Editorial: MySpace.com perilous for kids?
Friday, Feb. 24, 2006 | 7:23 a.m.
As the popularity of social-networking Web sites increases, parents are discovering that the Internet-based communities can bring not only new friends, but also sexual predators and scammers into their children's lives.
According to The Wall Street Journal, the most popular of these sites is MySpace.com. Its monthly traffic has doubled to 36 million users in the past six months. It was the eighth most-visited site on the Web in January. MySpace allows users - nearly 20 percent of whom are younger than 17 - to create for free personal Web sites where they can share their passions, dreams, photographs and anything else they care to reveal about themselves.
But in the course of making new friends, some also are making dangerous liaisons, authorities say. Police in Middletown, Conn., for example, are investigating complaints that five men in their 20s posing as teenagers contacted MySpace users as young as 11 and sexually assaulted them.
Children younger than 14 aren't supposed to use the site, but many lie about their ages to participate.
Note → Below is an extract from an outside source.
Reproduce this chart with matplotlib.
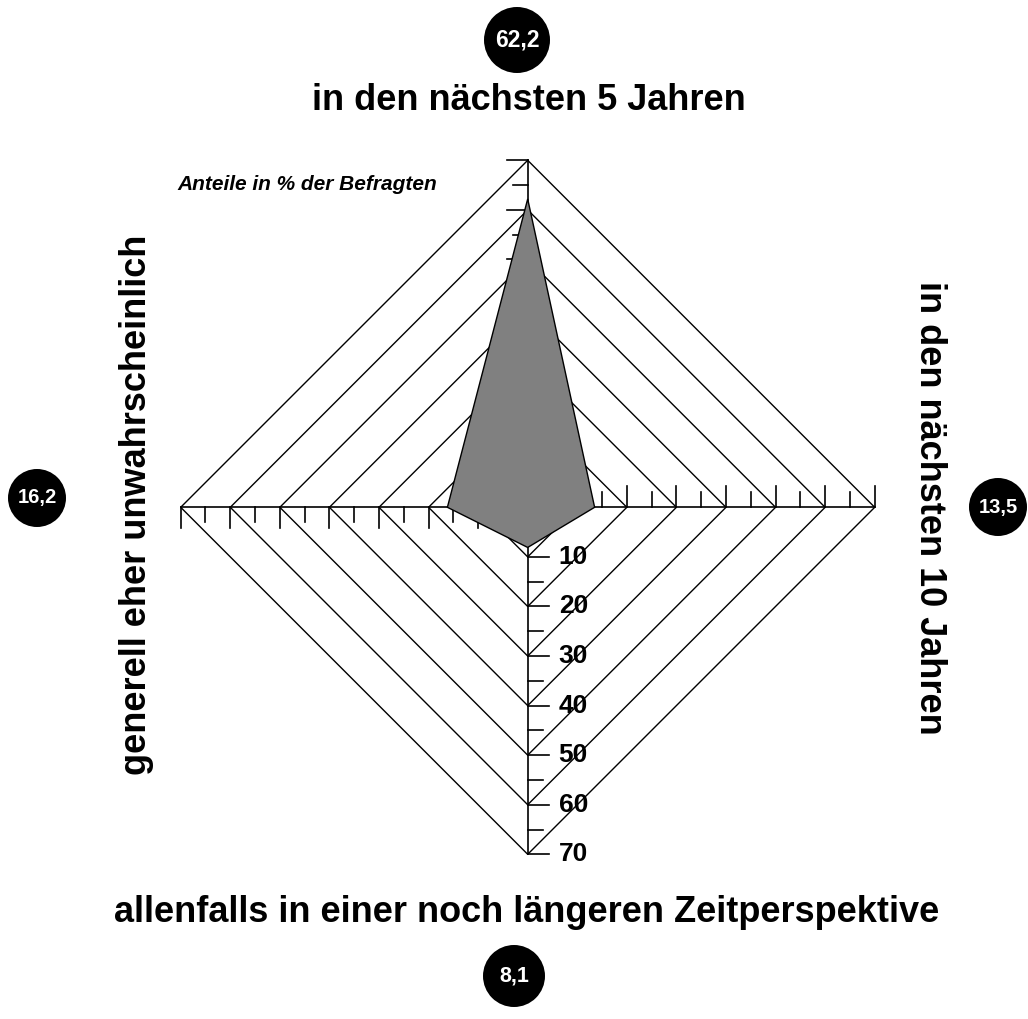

Others post suggestive and lewd photographs of themselves. Although MySpace and other sites prohibit such postings, teens make the photos available through links from their sites.
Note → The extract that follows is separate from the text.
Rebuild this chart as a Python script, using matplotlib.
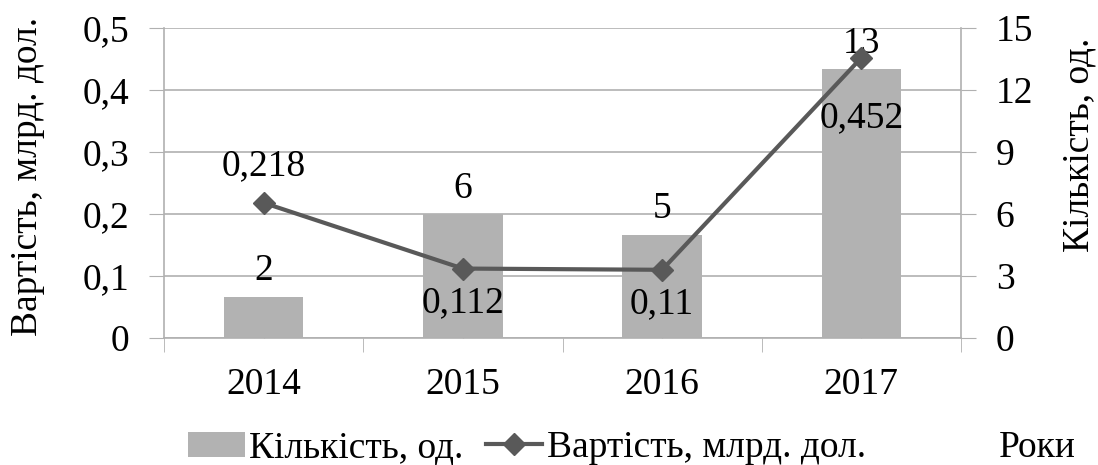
import matplotlib
matplotlib.use("Agg")
import matplotlib.pyplot as plt
import numpy as np

years = ["2014", "2015", "2016", "2017"]
count = [2, 6, 5, 13]
value = [0.218, 0.112, 0.11, 0.452]
value_labels = ["0,218", "0,112", "0,11", "0,452"]
left_ticks = [0, 0.1, 0.2, 0.3, 0.4, 0.5]
left_tick_labels = ["0", "0,1", "0,2", "0,3", "0,4", "0,5"]
right_ticks = [0, 3, 6, 9, 12, 15]

plt.rcParams['font.family'] = ['Liberation Serif', 'DejaVu Serif']
FS = 27

W, H = 1098, 465
fig = plt.figure(figsize=(W / 100, H / 100), dpi=100)
L, R, B, T = 164, 961, 338, 28
rect = [L / W, 1 - B / H, (R - L) / W, (B - T) / H]

ax2 = fig.add_axes(rect)  # bars, right scale
ax1 = fig.add_axes(rect, sharex=ax2)  # line, left scale
ax1.set_zorder(ax2.get_zorder() + 1)
ax1.patch.set_visible(False)

x = np.arange(len(years))
bar_color = "#b2b2b2"
line_color = "#595959"
grid_color = "#b0b0b0"

# bars on right axis
bars = ax2.bar(x, count, width=0.4, color=bar_color, zorder=2, label="Кількість, од.")
ax2.set_ylim(0, 15)
ax2.set_yticks(right_ticks)
ax2.set_yticklabels([str(t) for t in right_ticks])
ax2.yaxis.tick_right()
ax2.grid(axis="y", color=grid_color, linewidth=1.2, zorder=0)
ax2.set_axisbelow(True)
for xi, c in zip(x, count):
    ax2.annotate(str(c), (xi, c), xytext=(0, 6), textcoords="offset points",
                 ha="center", va="bottom", fontsize=FS)

# line on left axis
ln, = ax1.plot(x, value, color=line_color, linewidth=3, marker="D", markersize=11,
               label="Вартість, млрд. дол.", zorder=3)
ax1.set_ylim(0, 0.5)
ax1.set_yticks(left_ticks)
ax1.set_yticklabels(left_tick_labels)
offsets = [(0, 14, "bottom"), (0, -12, "top"), (0, -12, "top"), (0, -31, "top")]
for xi, v, lab, (dx, dy, va) in zip(x, value, value_labels, offsets):
    ax1.annotate(lab, (xi, v), xytext=(dx, dy), textcoords="offset points",
                 ha="center", va=va, fontsize=FS)

ax2.set_xlim(-0.5, 3.5)
ax2.set_xticks(x)
ax2.set_xticklabels(years)
ax2.set_xticks(np.arange(-0.5, 4, 1), minor=True)
ax2.tick_params(axis="x", which="major", direction="in", length=6, color=grid_color,
                labelsize=FS, pad=21)
ax2.tick_params(axis="x", which="minor", direction="out", length=10, color=grid_color)
ax2.tick_params(axis="y", direction="out", length=11, color=grid_color, labelsize=FS, pad=14)
ax1.tick_params(axis="y", direction="out", length=11, color=grid_color, labelsize=FS, pad=14)
ax1.tick_params(axis="x", which="both", bottom=False, labelbottom=False)

for a in (ax1, ax2):
    for s in a.spines.values():
        s.set_visible(False)
ax2.spines["bottom"].set_visible(True)
ax2.spines["bottom"].set_color(grid_color)
ax2.spines["bottom"].set_linewidth(1.2)
ax2.spines["right"].set_visible(True)
ax2.spines["right"].set_color(grid_color)
ax2.spines["right"].set_linewidth(1.2)
ax1.spines["left"].set_visible(True)
ax1.spines["left"].set_color(grid_color)
ax1.spines["left"].set_linewidth(1.2)

fig.text(28 / W, 1 - 176 / H, "Вартість, млрд. дол.", rotation=90, ha="center", va="center", fontsize=FS)
fig.text(1079 / W, 1 - 145 / H, "Кількість, од.", rotation=90, ha="center", va="center", fontsize=FS)
fig.text(1037 / W, 1 - 448 / H, "Роки", ha="center", va="center", fontsize=FS)

leg = fig.legend(handles=[bars, ln], loc="center", bbox_to_anchor=(527 / W, 1 - 448 / H),
                 ncol=2, frameon=False, fontsize=FS, handlelength=1.5, handletextpad=0.12,
                 columnspacing=0.6, borderpad=0, handleheight=0.65)

fig.savefig("out.png", dpi=100)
Parents who once fretted over a child's first name being visible on the outside of his school backpack now worry about children telling all to strangers over the Internet. Youths must be careful about what they post.
Those who operate MySpace are taking some steps to improve safety. The site blocks certain communications features for users ages 14 to 16 and has kicked off about 200,000 users through a program that locates clues that suggest a user might be underage.
But MySpace doesn't verify users' ages. "No one on the Internet with a free site has ever come up with a way to do that," Chris DeWolf, MySpace's chief executive, told the Journal.
Someone should try. Site operators also should block the terms predators use to locate youngsters. Parents need to keep tabs on what their kids are up to, but even the most vigilant parents cannot verify everything or totally block the strangers who e-mail their children. They need some help.